Vila da Serra das Araras: É lugar remoto que em 300
anos nunca deixou de ser. Único ajuntamento de casas
entre Chapada Gaúcha e São Francisco, pouco
recebe visita. A não ser quando tem festa. Na festa
de Santo Antônio em junho, a cidade enche de povo de
todos os lados, romeiros e mascates. No resto do ano, o casario
de barro adormece sob a sombra do chapadão que lhe
dá o nome. O lixo da cidade é recolhido ainda
por dois carros de bois duas vezes por semana.
Avenida da entrada na Vila da Serra das Araras. Qual a sensação
ao entrarmos em uma vila como esta? Difícil de descrever.
As pessoas nos olham como se não nos enxergassem. Nós
vemos mas, não enxergamos a essência do lugar
onde estamos entrando. As ruas poucas, empoeiradas e solitárias,
apenas um carro passando. Imaginando as distâncias,
e a solidão desta vila, começamos a entender
o verdadeiro significado que os antigos davam para a palavra:
SERTÃO.
Segundo o Dicionário Aurélio: Região
agreste, distante das povoações ou das terras
cultivadas. Zona pouco povoada do interior do Brasil, em especial
do interior semi-árido da parte norte-ocidental, onde
a criação de gado prevalece sobre a agricultura,
e onde perduram tradições e costumes antigos.

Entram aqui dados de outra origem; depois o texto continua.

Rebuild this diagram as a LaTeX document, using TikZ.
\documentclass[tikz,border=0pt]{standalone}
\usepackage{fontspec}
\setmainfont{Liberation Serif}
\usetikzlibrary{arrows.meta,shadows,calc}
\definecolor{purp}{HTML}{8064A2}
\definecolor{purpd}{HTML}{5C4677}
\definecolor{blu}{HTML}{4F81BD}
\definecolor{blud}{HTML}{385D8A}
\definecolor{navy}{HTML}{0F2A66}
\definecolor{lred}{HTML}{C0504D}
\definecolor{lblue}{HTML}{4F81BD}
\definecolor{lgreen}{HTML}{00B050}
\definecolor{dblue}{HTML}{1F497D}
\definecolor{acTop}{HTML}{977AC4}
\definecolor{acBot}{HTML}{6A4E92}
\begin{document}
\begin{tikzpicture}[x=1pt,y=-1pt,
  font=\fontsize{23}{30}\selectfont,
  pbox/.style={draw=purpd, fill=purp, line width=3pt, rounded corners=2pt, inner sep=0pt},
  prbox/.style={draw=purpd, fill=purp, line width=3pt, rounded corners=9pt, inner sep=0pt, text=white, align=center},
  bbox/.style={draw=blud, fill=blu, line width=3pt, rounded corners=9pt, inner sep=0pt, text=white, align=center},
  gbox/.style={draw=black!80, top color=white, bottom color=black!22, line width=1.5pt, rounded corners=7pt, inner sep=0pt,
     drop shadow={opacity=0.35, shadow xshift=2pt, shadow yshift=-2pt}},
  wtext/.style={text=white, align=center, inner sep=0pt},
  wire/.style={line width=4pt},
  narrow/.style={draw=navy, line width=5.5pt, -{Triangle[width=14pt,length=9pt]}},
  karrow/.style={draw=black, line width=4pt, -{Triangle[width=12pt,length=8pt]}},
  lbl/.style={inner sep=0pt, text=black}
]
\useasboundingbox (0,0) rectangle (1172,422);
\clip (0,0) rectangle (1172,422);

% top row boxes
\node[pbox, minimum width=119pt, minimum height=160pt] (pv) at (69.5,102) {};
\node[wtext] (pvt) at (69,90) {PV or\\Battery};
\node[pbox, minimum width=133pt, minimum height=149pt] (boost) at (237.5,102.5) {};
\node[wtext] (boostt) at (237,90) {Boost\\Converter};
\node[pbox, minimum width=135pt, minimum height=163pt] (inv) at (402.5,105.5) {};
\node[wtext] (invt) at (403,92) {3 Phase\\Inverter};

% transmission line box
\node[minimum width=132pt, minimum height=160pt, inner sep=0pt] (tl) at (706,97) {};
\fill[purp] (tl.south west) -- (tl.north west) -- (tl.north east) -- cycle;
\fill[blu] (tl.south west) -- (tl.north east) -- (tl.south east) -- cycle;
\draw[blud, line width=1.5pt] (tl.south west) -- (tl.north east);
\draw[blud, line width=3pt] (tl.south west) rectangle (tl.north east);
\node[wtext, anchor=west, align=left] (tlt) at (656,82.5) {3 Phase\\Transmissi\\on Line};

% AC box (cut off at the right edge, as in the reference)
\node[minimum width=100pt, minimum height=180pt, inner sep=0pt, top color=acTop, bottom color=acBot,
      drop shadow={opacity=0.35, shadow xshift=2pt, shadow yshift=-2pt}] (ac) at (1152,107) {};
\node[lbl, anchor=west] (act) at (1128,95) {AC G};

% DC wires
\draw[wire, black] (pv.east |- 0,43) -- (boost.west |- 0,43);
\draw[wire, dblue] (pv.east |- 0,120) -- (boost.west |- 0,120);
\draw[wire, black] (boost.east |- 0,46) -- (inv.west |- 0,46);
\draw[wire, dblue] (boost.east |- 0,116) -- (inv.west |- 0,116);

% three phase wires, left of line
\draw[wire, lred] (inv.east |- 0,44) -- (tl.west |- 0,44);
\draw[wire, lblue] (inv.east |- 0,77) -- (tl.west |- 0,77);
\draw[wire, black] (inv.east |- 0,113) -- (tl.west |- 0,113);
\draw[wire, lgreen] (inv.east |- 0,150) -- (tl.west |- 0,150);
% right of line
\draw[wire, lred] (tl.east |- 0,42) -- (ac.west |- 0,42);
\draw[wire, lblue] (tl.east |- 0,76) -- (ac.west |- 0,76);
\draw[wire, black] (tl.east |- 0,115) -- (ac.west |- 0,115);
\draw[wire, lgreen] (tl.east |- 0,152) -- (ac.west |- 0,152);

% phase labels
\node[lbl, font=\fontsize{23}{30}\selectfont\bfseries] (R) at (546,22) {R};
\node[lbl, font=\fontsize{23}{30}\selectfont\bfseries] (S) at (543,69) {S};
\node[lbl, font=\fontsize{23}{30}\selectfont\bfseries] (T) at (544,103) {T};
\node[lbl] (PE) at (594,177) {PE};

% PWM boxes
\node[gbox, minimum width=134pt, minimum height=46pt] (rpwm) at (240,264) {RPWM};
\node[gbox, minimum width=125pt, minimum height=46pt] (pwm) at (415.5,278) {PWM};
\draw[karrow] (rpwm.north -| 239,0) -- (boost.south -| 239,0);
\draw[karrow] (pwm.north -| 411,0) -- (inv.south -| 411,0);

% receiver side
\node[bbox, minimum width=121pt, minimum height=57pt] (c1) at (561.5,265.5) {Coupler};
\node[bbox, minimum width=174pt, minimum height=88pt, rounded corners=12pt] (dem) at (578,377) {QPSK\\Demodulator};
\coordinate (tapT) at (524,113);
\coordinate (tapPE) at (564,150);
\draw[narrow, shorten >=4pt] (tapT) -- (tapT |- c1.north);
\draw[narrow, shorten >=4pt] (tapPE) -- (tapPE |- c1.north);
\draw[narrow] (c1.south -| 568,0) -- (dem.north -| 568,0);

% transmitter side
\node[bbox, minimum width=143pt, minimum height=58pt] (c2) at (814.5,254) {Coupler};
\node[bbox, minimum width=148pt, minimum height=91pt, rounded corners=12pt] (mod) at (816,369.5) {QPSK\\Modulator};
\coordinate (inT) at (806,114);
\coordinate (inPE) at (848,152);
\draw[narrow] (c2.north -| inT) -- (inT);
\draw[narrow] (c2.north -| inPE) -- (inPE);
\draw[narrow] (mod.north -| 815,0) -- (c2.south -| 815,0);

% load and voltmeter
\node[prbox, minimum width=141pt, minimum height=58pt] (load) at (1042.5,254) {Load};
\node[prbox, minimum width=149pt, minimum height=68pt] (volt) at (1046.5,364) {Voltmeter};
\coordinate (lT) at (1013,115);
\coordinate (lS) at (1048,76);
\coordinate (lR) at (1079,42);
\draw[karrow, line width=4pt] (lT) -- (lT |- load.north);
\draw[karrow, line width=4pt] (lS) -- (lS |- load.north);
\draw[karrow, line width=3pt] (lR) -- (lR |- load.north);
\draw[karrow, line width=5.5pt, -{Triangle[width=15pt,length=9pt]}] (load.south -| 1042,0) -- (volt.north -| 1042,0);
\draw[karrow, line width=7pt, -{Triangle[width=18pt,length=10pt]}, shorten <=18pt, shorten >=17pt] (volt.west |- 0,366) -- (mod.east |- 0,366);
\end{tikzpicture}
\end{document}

Nesta fotografia, a L-200, na praça principal, ao lado
da igreja Santo Antônio, junto com os companheiros à
sobra de uma frondosa mangueira. Os moradores do lugar estavam
também desfrutando da sombra.
Eu parei com o Andersom à frente da pensão onde
fomos encomendar o almoço. A dona da pensão
não estava, tinha ido ao sítio buscar, ovos,
frangos e verduras, somente voltaria à tarde. Tinha
duas mocinhas, depois do guia insistir resolveram fazer o
almoço para nós. Mandaram que voltássemos
depois de uma hora. Sorte! Conseguimos confirmar o almoço na pensão
(restaurante tia Elza).
Chamei de pensão? Não!
É um bar e restaurante Tia Elza. Muito humilde, nos
servimos no fogão à linha, mas a comida saborosa
e bem feita. Não me lembro o que comemos, mas sei que
comemos bem, e todos ficamos satisfeitos. O chão da
cozinha era de terra batida, havia galinhas andando pelo ambiente,
bicando os graus que caiam, e faziam seu ruído característico
de satisfação.
Não vou esquecer-me da cena. O fogão, as galinhas
andando pelo chão, o crepitar da madeira em chamas
e a alegria que reinava em todo ambiente.